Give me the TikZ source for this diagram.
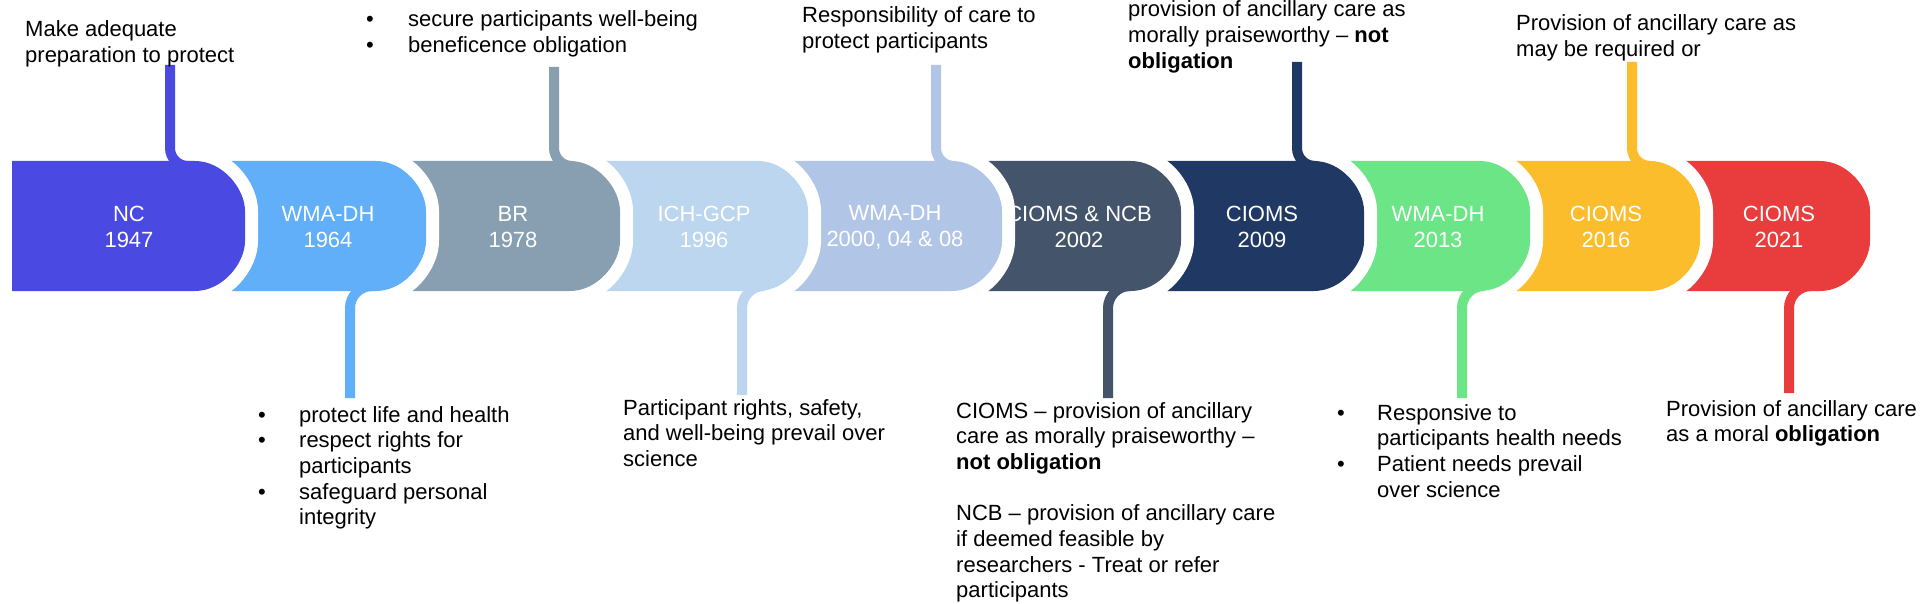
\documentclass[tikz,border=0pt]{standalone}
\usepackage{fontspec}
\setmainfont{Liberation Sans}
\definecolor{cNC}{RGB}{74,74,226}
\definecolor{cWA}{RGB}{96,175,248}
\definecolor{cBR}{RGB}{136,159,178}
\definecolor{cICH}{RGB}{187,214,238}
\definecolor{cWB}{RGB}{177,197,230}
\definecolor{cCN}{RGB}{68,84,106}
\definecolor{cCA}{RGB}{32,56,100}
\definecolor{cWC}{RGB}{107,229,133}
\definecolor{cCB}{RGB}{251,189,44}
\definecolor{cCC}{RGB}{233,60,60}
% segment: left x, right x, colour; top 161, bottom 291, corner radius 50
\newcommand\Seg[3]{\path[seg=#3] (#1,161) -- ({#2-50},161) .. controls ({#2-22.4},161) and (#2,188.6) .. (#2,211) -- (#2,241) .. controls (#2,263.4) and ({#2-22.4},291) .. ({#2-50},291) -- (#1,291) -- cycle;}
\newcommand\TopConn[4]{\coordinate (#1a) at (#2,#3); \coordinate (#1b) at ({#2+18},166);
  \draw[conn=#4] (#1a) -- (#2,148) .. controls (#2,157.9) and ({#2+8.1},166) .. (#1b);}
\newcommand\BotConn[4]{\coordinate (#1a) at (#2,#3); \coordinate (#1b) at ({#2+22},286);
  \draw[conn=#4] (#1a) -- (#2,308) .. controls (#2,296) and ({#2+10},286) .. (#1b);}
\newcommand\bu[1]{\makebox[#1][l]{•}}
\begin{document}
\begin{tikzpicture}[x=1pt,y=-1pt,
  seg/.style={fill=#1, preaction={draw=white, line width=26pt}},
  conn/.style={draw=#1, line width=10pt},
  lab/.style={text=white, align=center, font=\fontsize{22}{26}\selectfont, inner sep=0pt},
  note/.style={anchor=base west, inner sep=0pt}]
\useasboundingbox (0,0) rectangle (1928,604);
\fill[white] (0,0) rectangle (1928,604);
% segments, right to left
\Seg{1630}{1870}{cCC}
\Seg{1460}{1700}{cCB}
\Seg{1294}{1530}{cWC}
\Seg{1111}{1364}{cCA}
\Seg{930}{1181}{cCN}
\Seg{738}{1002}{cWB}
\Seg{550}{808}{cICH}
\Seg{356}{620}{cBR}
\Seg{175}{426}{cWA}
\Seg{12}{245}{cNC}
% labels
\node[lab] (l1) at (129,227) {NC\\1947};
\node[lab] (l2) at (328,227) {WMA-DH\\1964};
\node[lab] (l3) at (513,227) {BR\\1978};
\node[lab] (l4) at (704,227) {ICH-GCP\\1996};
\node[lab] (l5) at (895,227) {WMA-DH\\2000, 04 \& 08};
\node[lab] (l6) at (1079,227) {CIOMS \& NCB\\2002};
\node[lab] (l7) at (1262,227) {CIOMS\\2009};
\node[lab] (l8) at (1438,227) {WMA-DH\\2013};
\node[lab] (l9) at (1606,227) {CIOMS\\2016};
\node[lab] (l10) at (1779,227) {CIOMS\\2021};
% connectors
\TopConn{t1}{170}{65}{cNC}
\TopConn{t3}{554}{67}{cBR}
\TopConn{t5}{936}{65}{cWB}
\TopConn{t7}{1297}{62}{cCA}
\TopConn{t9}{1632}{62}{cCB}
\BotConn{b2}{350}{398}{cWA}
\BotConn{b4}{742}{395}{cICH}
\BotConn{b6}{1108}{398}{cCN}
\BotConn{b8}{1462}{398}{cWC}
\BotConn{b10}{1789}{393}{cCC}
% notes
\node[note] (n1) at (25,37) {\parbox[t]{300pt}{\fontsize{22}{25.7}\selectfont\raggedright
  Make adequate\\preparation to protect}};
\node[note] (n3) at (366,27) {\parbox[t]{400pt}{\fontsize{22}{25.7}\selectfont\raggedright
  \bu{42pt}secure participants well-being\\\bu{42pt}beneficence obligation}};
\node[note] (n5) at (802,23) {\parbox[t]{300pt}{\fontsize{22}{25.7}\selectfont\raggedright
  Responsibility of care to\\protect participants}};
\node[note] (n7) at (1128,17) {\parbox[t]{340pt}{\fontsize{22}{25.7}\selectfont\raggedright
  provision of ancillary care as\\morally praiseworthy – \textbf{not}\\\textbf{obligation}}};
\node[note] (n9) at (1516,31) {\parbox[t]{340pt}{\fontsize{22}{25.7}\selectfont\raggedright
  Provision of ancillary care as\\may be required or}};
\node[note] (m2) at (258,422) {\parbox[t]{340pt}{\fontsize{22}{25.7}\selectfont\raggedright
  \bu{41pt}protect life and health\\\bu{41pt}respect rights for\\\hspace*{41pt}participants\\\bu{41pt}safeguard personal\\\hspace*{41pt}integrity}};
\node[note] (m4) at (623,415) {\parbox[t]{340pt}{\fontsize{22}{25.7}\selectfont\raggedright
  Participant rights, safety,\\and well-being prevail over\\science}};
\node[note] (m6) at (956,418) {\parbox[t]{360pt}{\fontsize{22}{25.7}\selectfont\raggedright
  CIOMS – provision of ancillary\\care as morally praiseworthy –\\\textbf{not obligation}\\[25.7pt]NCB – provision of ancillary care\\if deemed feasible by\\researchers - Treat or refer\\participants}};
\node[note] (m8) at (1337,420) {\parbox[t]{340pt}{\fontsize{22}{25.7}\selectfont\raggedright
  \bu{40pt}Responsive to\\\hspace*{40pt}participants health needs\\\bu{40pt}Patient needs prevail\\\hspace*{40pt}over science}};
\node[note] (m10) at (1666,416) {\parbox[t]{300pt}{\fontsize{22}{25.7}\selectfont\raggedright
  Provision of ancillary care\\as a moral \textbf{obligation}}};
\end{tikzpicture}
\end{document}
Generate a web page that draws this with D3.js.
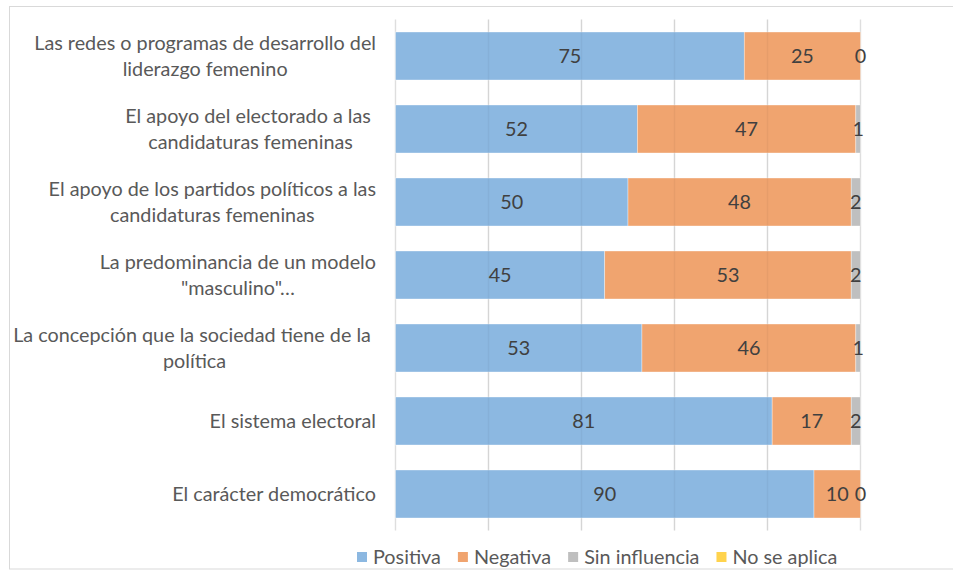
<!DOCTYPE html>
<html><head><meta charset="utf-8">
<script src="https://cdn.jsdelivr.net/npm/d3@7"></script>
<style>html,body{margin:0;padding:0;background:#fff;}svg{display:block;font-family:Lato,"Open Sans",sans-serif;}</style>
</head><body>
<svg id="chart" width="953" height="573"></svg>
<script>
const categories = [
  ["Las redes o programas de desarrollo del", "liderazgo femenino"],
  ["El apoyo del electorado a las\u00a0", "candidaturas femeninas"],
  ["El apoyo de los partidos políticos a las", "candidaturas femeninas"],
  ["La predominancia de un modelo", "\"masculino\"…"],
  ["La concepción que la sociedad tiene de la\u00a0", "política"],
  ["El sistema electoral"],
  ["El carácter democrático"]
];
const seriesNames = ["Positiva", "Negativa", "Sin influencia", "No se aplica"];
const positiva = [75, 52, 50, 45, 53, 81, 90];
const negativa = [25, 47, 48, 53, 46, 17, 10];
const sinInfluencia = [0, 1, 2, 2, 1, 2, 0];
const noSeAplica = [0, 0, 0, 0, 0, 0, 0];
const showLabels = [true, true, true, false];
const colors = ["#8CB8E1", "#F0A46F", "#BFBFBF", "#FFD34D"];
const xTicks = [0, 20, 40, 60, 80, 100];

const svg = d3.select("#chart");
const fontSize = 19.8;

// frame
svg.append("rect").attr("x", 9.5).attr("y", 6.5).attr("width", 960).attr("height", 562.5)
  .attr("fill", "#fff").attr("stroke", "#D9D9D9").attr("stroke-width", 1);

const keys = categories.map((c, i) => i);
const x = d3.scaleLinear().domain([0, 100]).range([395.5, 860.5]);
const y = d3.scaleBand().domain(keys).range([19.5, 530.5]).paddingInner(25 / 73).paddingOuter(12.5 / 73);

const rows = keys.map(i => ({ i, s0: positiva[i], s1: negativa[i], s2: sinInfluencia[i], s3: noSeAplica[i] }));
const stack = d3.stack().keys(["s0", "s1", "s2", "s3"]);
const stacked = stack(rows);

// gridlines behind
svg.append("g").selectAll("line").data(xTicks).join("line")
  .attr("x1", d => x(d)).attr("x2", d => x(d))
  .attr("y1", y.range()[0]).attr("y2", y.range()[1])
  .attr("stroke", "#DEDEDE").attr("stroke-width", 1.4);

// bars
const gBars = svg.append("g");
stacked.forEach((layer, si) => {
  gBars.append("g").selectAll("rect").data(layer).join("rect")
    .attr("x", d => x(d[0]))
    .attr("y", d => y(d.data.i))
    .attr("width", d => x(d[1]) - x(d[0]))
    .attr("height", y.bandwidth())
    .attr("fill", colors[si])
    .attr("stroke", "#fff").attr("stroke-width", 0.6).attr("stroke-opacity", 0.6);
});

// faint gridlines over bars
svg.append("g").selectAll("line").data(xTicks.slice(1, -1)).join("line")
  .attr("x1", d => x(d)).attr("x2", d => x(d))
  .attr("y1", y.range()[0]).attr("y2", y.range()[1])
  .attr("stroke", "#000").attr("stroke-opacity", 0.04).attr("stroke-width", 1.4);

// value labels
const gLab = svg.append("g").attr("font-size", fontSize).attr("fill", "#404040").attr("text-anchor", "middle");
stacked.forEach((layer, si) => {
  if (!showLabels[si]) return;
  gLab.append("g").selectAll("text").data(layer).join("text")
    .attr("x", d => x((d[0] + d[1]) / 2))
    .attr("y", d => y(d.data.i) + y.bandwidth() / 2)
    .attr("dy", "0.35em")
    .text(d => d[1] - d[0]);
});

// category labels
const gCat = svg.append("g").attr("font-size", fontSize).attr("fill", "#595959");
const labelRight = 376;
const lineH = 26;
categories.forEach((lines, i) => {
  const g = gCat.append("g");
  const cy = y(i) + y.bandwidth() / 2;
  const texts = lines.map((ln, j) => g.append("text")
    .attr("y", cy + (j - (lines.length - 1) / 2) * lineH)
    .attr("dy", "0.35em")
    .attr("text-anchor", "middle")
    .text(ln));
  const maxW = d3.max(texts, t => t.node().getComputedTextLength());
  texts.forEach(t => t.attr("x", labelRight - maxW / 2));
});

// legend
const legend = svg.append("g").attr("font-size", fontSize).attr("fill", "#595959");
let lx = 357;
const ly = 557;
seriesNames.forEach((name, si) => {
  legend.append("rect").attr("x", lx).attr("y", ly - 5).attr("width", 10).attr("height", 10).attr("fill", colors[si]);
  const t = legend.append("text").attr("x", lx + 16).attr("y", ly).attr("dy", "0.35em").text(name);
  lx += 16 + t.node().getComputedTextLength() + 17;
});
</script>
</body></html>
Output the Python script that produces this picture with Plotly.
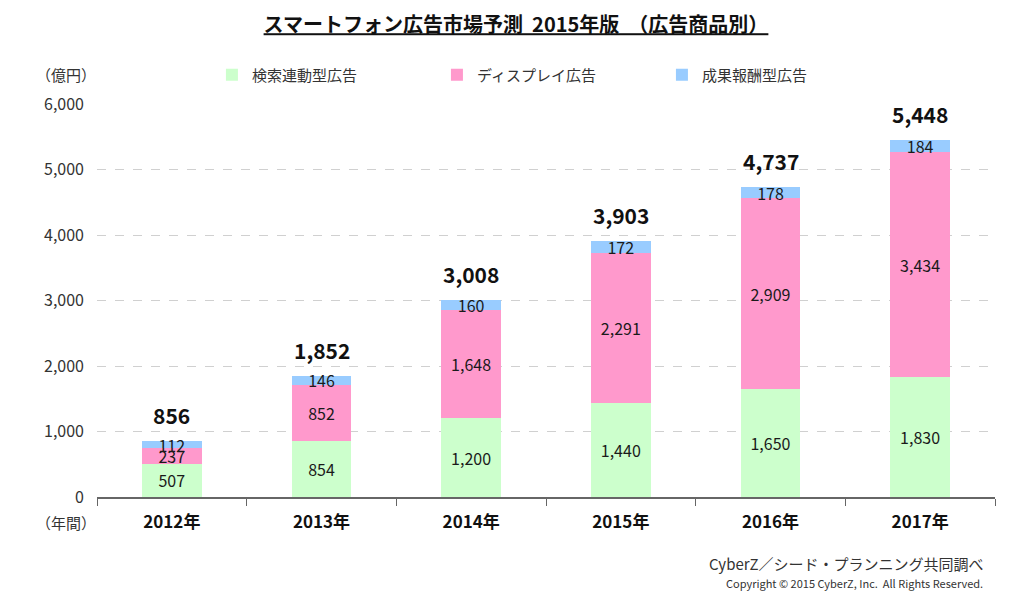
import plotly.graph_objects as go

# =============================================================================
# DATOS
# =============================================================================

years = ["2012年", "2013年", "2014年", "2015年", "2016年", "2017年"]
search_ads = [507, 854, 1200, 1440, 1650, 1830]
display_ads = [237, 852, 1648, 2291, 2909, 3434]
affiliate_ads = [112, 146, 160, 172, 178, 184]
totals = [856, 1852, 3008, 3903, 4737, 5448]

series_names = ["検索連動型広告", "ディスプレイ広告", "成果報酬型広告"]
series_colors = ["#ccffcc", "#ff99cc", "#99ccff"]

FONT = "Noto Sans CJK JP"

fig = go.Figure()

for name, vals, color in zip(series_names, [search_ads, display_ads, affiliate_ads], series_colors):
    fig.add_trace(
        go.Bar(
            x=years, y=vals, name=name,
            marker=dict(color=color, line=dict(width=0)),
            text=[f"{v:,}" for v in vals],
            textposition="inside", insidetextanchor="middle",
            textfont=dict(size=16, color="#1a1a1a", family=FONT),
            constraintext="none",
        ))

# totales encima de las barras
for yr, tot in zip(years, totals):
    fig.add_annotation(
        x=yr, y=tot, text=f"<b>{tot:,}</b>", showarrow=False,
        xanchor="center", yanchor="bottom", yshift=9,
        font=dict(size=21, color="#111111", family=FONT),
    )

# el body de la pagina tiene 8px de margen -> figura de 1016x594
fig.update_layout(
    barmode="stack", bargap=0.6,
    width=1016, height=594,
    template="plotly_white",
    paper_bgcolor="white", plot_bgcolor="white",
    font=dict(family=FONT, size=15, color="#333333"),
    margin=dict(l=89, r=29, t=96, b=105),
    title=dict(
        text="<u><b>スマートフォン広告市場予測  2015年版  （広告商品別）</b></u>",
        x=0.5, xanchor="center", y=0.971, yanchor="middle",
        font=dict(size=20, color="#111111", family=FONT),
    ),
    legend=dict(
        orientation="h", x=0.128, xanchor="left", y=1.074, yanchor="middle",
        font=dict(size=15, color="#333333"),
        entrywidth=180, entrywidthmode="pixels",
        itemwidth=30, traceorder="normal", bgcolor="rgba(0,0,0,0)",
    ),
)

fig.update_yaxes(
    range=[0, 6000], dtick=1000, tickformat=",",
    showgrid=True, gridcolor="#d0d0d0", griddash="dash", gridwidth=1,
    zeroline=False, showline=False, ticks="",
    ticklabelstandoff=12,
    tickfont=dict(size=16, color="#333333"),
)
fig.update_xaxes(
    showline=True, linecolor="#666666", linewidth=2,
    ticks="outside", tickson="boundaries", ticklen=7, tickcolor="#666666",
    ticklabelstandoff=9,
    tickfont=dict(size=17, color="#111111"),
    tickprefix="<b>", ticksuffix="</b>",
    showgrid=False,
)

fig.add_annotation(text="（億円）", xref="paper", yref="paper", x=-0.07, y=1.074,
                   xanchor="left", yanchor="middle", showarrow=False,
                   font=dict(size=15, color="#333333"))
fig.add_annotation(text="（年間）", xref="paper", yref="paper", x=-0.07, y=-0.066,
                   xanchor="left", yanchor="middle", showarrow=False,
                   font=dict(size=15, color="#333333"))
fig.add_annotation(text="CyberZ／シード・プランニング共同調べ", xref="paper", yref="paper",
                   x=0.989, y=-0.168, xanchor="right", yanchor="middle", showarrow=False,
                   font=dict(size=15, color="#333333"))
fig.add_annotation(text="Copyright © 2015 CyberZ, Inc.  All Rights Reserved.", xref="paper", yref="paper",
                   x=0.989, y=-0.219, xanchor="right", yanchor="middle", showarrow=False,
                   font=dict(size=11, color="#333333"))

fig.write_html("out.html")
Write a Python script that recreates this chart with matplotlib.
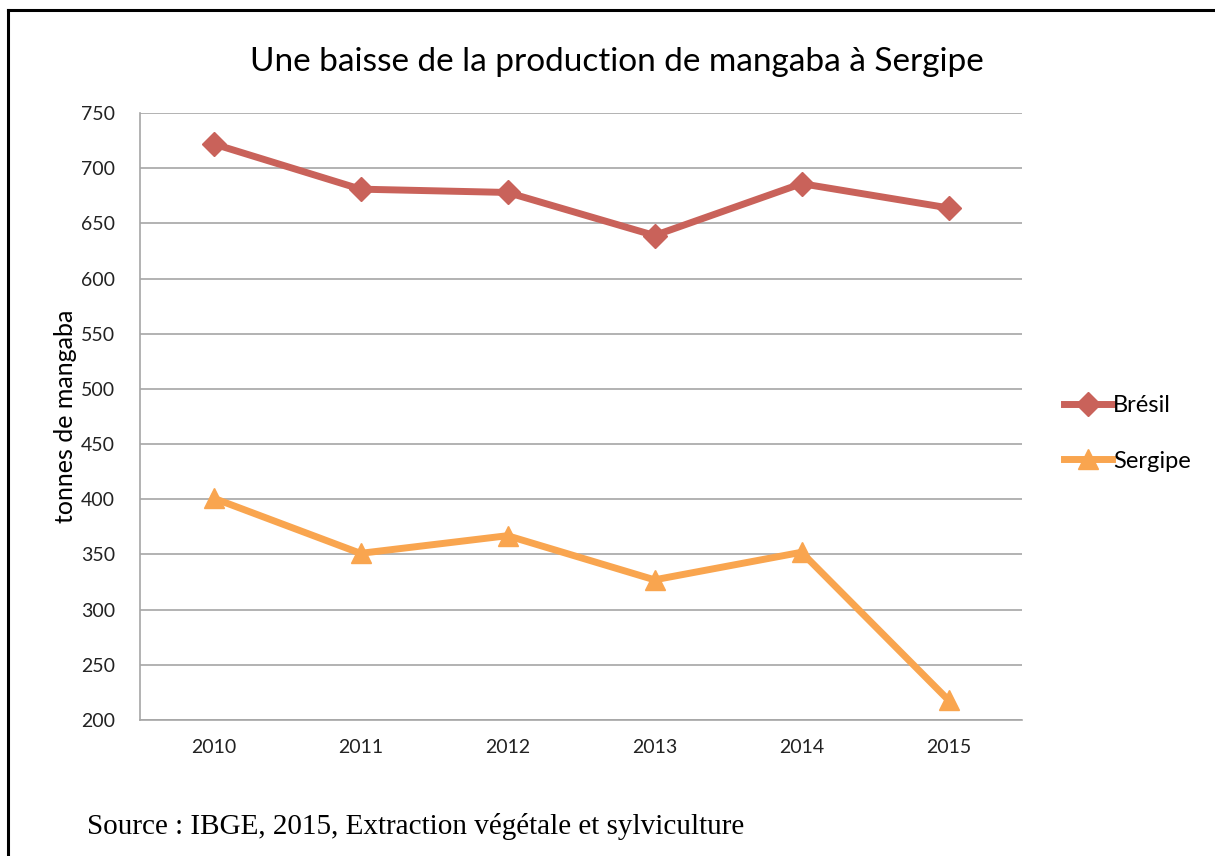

**DIRECTIVE:**
From the data, list each line in which the string "script" appears.

**TASK SOLUTION:**
<script src="https://cdn.jsdelivr.net/npm/d3@7"></script>
<script>
</script>
Output the Python script that produces this picture with Plotly.
Write a Python script that recreates this chart with matplotlib.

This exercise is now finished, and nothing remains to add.